Yes! I was talking about this with my husband last night. People used to share resources all the time. Communities working together to help each other was the default.
It's the dramatic of not asking your friends a lift to the airport
The Dead Kennedys' album title - Give Me Convenience or Give Me Death - feels awfully prophetic some 35-40 years after its release...
This is such a prescient message— thank you for this! One thing I’d add: I’m a little uneasy around the wording towards the end, which to me seemed to be saying that we need to grind hard now in order to defeat fascism to one day be able to rest. I think the change we need requires a resistance of paradox: both responding to our systems with the work of collective action, and also prioritizing our rest and spirit. There’s a distinction there between rest and convenience that’s important to note.
I just see a lot of the same disembodied, capitalist grind culture applied to resistance work. But in this context, the carrot on the stick isn’t the promotion or new house, but so called “liberation.”
I’m struck by the Iroquois wisdom that we ought to consider how our actions not just affect us, but affect the next 7 generations. And in that same spirit, I think the legacy burdens we’ve inherited will take at least 7 generations to heal (capitalism, white body supremacy, patriarchy, etc).
And if that’s the case, we’re in this work for the long haul. And that kind of steady commitment requires the wisdom to know when to push, and when to rest.
Just some nuance that I wanted to add, primarily for myself as I metabolize this great word on convenience.
Thank you for putting something I've been trying to communicate to people for years into such an elegant article.
I’m working on a post right now called “A Case for Friction” (as in friction shifters on a bike, but also how supposed bicycle related conveniences are actually a trap, not to mention disempowering).
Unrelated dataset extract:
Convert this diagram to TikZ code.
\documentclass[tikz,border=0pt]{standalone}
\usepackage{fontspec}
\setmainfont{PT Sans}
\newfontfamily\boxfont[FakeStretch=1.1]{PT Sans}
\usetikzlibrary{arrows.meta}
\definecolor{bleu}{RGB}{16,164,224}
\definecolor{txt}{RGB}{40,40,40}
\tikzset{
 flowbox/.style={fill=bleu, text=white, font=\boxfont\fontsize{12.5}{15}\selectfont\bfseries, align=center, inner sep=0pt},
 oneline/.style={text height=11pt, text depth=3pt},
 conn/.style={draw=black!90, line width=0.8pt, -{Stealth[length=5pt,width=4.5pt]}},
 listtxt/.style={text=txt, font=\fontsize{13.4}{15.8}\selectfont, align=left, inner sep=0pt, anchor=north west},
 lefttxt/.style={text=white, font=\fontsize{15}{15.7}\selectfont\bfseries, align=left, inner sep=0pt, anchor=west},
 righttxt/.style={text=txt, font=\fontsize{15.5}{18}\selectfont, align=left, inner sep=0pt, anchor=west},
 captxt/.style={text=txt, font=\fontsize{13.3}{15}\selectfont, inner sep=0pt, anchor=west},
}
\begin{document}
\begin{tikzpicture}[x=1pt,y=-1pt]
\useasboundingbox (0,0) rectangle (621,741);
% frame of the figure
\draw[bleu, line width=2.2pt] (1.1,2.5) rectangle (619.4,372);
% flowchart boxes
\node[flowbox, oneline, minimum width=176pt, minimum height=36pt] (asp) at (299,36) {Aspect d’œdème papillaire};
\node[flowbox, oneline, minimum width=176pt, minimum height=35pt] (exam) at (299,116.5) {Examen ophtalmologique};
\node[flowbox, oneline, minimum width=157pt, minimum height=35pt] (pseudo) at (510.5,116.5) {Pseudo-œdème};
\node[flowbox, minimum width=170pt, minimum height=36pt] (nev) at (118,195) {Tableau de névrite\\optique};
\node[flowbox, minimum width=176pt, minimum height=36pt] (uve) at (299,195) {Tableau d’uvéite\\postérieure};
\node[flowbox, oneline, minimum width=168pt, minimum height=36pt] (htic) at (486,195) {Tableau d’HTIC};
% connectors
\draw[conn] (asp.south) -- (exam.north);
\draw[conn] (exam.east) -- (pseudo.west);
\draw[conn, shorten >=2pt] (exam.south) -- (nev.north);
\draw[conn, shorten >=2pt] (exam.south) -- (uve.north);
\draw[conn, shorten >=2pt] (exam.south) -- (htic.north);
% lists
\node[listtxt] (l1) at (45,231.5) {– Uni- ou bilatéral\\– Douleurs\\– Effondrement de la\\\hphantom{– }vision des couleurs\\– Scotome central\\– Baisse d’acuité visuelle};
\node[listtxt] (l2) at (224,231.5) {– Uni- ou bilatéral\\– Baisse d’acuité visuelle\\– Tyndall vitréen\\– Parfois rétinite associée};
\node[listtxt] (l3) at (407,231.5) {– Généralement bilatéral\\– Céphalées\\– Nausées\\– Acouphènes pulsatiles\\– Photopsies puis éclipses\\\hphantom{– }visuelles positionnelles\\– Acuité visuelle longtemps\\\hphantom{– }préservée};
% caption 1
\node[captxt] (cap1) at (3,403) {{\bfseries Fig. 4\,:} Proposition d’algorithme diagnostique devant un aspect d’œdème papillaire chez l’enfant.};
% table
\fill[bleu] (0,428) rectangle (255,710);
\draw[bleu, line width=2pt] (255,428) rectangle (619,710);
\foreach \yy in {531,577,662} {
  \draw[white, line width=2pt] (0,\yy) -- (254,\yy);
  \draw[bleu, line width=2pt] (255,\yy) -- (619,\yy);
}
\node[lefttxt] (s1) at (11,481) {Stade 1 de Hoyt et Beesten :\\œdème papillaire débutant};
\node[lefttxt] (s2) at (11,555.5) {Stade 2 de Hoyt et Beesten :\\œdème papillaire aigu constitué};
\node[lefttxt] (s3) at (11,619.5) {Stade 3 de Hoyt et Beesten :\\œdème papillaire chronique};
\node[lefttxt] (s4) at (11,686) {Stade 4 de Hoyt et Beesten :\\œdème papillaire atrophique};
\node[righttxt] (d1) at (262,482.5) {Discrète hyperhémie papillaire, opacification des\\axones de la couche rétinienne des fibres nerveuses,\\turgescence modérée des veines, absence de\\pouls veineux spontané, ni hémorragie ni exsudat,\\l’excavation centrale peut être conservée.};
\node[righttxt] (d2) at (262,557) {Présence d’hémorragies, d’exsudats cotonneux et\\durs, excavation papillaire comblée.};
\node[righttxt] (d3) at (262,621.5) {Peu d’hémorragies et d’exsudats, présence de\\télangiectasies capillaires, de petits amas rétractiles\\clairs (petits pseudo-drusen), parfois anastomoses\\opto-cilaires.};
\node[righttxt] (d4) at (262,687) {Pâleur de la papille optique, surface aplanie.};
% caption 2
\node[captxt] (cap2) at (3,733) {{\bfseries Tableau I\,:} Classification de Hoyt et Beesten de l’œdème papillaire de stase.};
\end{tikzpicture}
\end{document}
Your post is so timely! (And very good!)
So fascinating! It's noticeable to me that many forms of convenience are based in other people's labor/effort when this isn't the only possibility. For example, instead of making it convenient to get takeout by having Doordash and Uber Eats, we could make neighborhoods more walkable and put homes closer to restaurants. I really like your point about how society being structured differently would mean that corporations wouldn't be able to capitalize on convenience like this because we wouldn't be so in need o fit.
Thank you for writing this. I have been horrified by how people are justifying not boycotting Amazon because it will inconvenience them. The country is on fire, with a pretty transparent takeover of our government by oligarchs, and Americans feel that hunting online or shopping locally for a new vendor is simply too great an inconvenience. It's as if we've been put into a consumer stupor.